Now all that is left for [Saruman] is degradation and yet he refuses to repent. As W.H Auden once wrote, “We would rather be ruined than changed. We would rather die in our dread than climb the cross of the present and let our illusions die”.Auden's words would seem to ring true in many spheres, not merely those involving Saruman-style degradation. One broader application is the saying "Ships in harbor are safe, but that's not what ships are built for" (John Shedd, qtd by Susan Jeffers) – a lesson I have to repeatedly re-learn and always fail to master. A perhaps more narrowly theological application might be seen in CSL's The Last Battle, with the dwarves who are damned by their refusal to be "taken in." It's a wonderful duality: they don't want to be "taken in" – meaning deceived – and therefore are literally not "taken in" to paradise. In effect, they accept eternal ruin rather than changing their minds. Or then again, perhaps further afield, consider CSL's idea from Mere Christianity, where the Christian's hoped-for minor fixes turn out to be a radical reconstruction and redesign that leave nothing unchanged and un-transformed. Which of course is also seen in The Great Divorce, especially in the episode involving the "little red lizard" of lust which is – with the Ghost's very reluctant and agonized permission – killed, and resurrected into "the greatest stallion I have ever seen, silvery white but with mane and tail of gold." (MacDonald, as teacher and guide, characterizes it as the "richness and energy of desire").

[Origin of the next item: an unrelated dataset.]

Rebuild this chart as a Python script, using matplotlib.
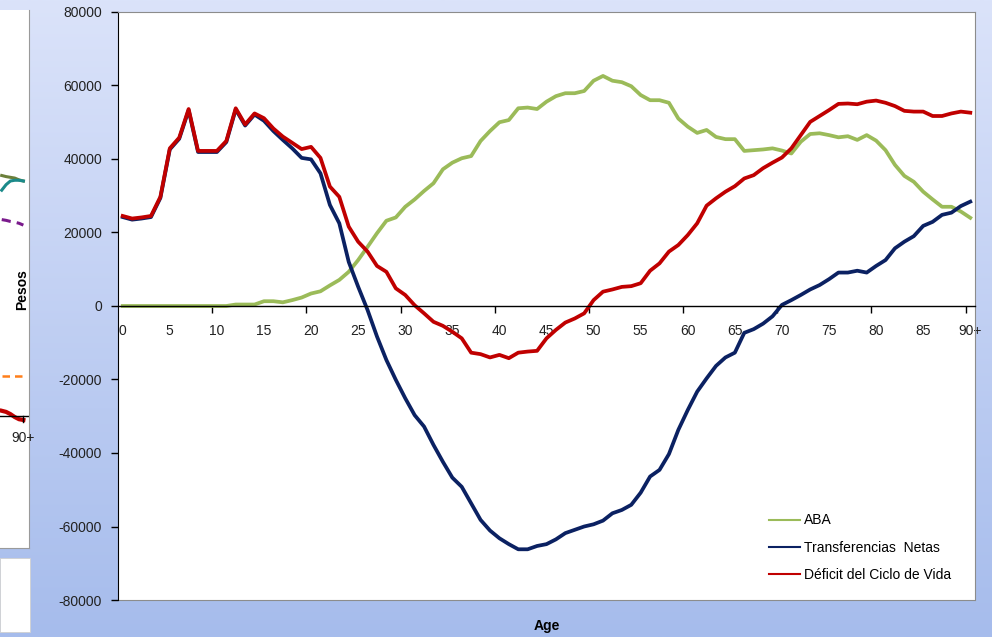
import numpy as np
import matplotlib
matplotlib.use("Agg")
from matplotlib import pyplot as plt
from matplotlib.colors import LinearSegmentedColormap
from matplotlib.lines import Line2D
from matplotlib.patches import Rectangle

plt.rcParams['font.family'] = ['Liberation Sans', 'DejaVu Sans']
plt.rcParams['axes.unicode_minus'] = False

ages = list(range(91))
age_labels = [str(a) for a in range(0, 90, 5)] + ['90+']

aba = [0, 0, 0, 0, 0, 0, 0, 0, 0, 0, 0, 0,
       400, 400, 400, 1300, 1300, 1000, 1600, 2300, 3400, 4000,
       5600, 7100, 9300, 12500, 16100, 19800, 23200, 24100, 27000, 29000,
       31300, 33400, 37200, 39000, 40200, 40800, 44900, 47600, 50000, 50600,
       53800, 54000, 53600, 55600, 57100, 57900, 57900, 58500, 61300, 62600,
       61300, 60900, 59800, 57400, 56000, 56000, 55300, 51000, 48800, 47100,
       47900, 46000, 45400, 45400, 42200, 42400, 42600, 42900, 42300, 41500,
       44700, 46800, 47000, 46500, 45900, 46200, 45200, 46500, 45000, 42400,
       38400, 35400, 33800, 31100, 29000, 27000, 27000, 25700, 24000]

transferencias = [24200, 23500, 23800, 24200, 29400, 42600, 45500, 53300, 41900, 41900,
                  41900, 44600, 53500, 49100, 52100, 50400, 47600, 45200, 42900, 40300,
                  39900, 36100, 27500, 22500, 12000, 5250, -1100, -8300, -14700, -20100,
                  -25100, -29700, -32800, -37800, -42400, -46700, -49200, -53700, -58200, -61100,
                  -63200, -64800, -66200, -66200, -65300, -64800, -63500, -61800, -60900, -60000,
                  -59400, -58400, -56400, -55500, -54100, -50800, -46400, -44600, -40300, -33700,
                  -28300, -23300, -19700, -16300, -14000, -12700, -7300, -6300, -4800, -2800,
                  300, 1600, 3000, 4500, 5700, 7300, 9100, 9100, 9600, 9100,
                  10900, 12500, 15700, 17500, 19000, 21800, 22900, 24800, 25400, 27200,
                  28400]

deficit = [24500, 23800, 24100, 24500, 29700, 42900, 45800, 53600, 42200, 42200,
           42200, 44900, 53800, 49400, 52400, 51100, 48300, 46100, 44400, 42700,
           43300, 40300, 32500, 29700, 21600, 17500, 14800, 10900, 9300, 4800,
           3000, 200, -2000, -4300, -5400, -7000, -8800, -12700, -13100, -14000,
           -13300, -14200, -12700, -12400, -12200, -8800, -6500, -4500, -3400, -2000,
           1600, 3900, 4500, 5200, 5400, 6200, 9600, 11600, 14800, 16600,
           19300, 22500, 27300, 29300, 31100, 32600, 34700, 35600, 37500, 39000,
           40400, 42900, 46500, 50100, 51700, 53300, 55000, 55100, 54900, 55600,
           55900, 55300, 54400, 53100, 52900, 52900, 51700, 51700, 52400, 52900,
           52600]

# cut-off neighbour chart on the left edge
left_ages = [85, 86, 87, 88, 89, 90]
left_olive = [35500, 35200, 35000, 34800, 34300, 34000]
left_teal = [31500, 33000, 34000, 34200, 34200, 34000]
left_purple = [23500, 23300, 23000, 22800, 22500, 22000]
left_orange = [-19000, -19000, -19000, -19000, -19000, -19000]
left_red = [-28500, -28800, -29400, -30200, -30800, -31000]

green = '#9bbb59'
navy = '#0b2162'
red = '#c00000'

W, H = 992, 637
fig = plt.figure(figsize=(W / 100, H / 100), dpi=100)

# background gradient
bg = fig.add_axes([0, 0, 1, 1], zorder=-10)
cmap = LinearSegmentedColormap.from_list('bg', ['#a6bcec', '#dbe3fa'])
bg.imshow(np.linspace(0, 1, 256).reshape(-1, 1), cmap=cmap, aspect='auto',
          extent=[0, 1, 0, 1], origin='lower')
bg.axis('off')

# main chart
ax = fig.add_axes([118 / W, (H - 600) / H, (975 - 118) / W, 588 / H])
ax.set_facecolor('white')
ax.plot(ages, aba, color=green, lw=2.7, solid_joinstyle='round')
ax.plot(ages, transferencias, color=navy, lw=2.7, solid_joinstyle='round')
ax.plot(ages, deficit, color=red, lw=2.7, solid_joinstyle='round')

ax.set_xlim(-0.5, 90.5)
ax.set_ylim(-80000, 80000)
ax.set_yticks(range(-80000, 80001, 20000))
ax.tick_params(axis='y', length=5, width=1, pad=6.5, labelsize=10, colors='black',
               labelcolor='#222222')

for s in ['top', 'right']:
    ax.spines[s].set_color('#8c8c8c')
    ax.spines[s].set_linewidth(0.8)
ax.spines['left'].set_color('black')
ax.spines['bottom'].set_position(('data', 0))
ax.spines['bottom'].set_color('black')
ax.spines['bottom'].set_linewidth(1)
ax.add_patch(Rectangle((0, 0), 1, 0, transform=ax.transAxes, fill=False,
                       edgecolor='#8c8c8c', lw=0.8, clip_on=False))

ax.set_xticks(np.arange(9.5, 90, 10))
ax.set_xticklabels([])
ax.set_xticks(range(0, 91, 5), minor=True)
ax.set_xticklabels(age_labels, minor=True)
ax.tick_params(axis='x', which='major', length=5, width=1, direction='out')
ax.tick_params(axis='x', which='minor', length=0, pad=13, labelsize=10,
               labelcolor='#222222')

ax.text(0.5, -0.045, 'Age', transform=ax.transAxes, ha='center', va='center',
        fontsize=10, fontweight='bold')

handles = [Line2D([], [], color=green, lw=1.5),
           Line2D([], [], color=navy, lw=1.5),
           Line2D([], [], color=red, lw=1.5)]
ax.legend(handles, ['ABA', 'Transferencias  Netas', 'Déficit del Ciclo de Vida'],
          loc='center left', bbox_to_anchor=(0.745, 0.089), frameon=False,
          fontsize=10, handlelength=2.2, handletextpad=0.3, labelspacing=0.95)

# left cut-off panel
lp = fig.add_axes([0, (H - 548) / H, 29 / W, 538 / H])
lp.set_facecolor('white')
lp.set_xlim(84.6, 91.3)
lp.set_ylim((306 - 548) * 272, (306 - 10) * 272)
lp.plot(left_ages, left_olive, color='#6b7f3a', lw=2.2)
lp.plot(left_ages, left_teal, color='#1b8a8a', lw=2.2)
lp.plot(left_ages, left_purple, color='#7a1a8c', lw=2.2, ls=(0, (3, 2)))
lp.plot(left_ages, left_orange, color='#ff7f1a', lw=1.8, ls=(0, (3, 2)))
lp.plot(left_ages, left_red, color=red, lw=3)
lp.axhline(-30000, color='black', lw=1)
lp.plot([90, 90], [-30000, -31500], color='black', lw=1)
lp.set_xticks([])
lp.set_yticks([])
for s in ['left', 'top']:
    lp.spines[s].set_visible(False)
for s in ['right', 'bottom']:
    lp.spines[s].set_color('#9a9a9a')
lp.text(90, -36000, '90+', ha='center', va='center', fontsize=10, color='#222222')

fig.patches.append(Rectangle((0, (H - 632) / H), 30 / W, 74 / H,
                             transform=fig.transFigure, facecolor='white',
                             edgecolor='#d0d0d0', lw=0.6))

fig.text(22 / W, (H - 290) / H, 'Pesos', rotation=90, ha='center', va='center',
         fontsize=10, fontweight='bold')

fig.savefig('out.png', dpi=100)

My introduction to Auden must have been in 10th grade, shortly before we moved back to the States, when my English teacher Mrs Stephan challenged the class to fill in the blank: "Lay your sleeping head, my love, / Human on my ________ arm". As she had doubtless intended, none of us guessed how the poet had filled out the line.*
From annotations in my Norton Anthology of Modern Poetry, I read at least six poems or excerpts in college ("O where are you going?" from Five Songs; "The Wanderer"; "Lullaby"; "Musée des Beaux Arts"; "In Memory of W. B. Yeats"; and "In Praise of Limestone"). Of these, "Musée des Beaux Arts" remains by far the most familiar.
And of course, "Funeral Blues" became familiar to me and perhaps one or two other people through its prominent placement in Four Weddings and a Funeral. (Although for me, that movie is memorable mostly because of the conversation I didn't have after it.)
Which I suppose is all just a long and roundabout way of saying that it now appears I need to read Auden's The Age of Anxiety.
FN* Last time I blogged about this, I remembered two blanks. At least I'm consistent about the year and the teacher's name!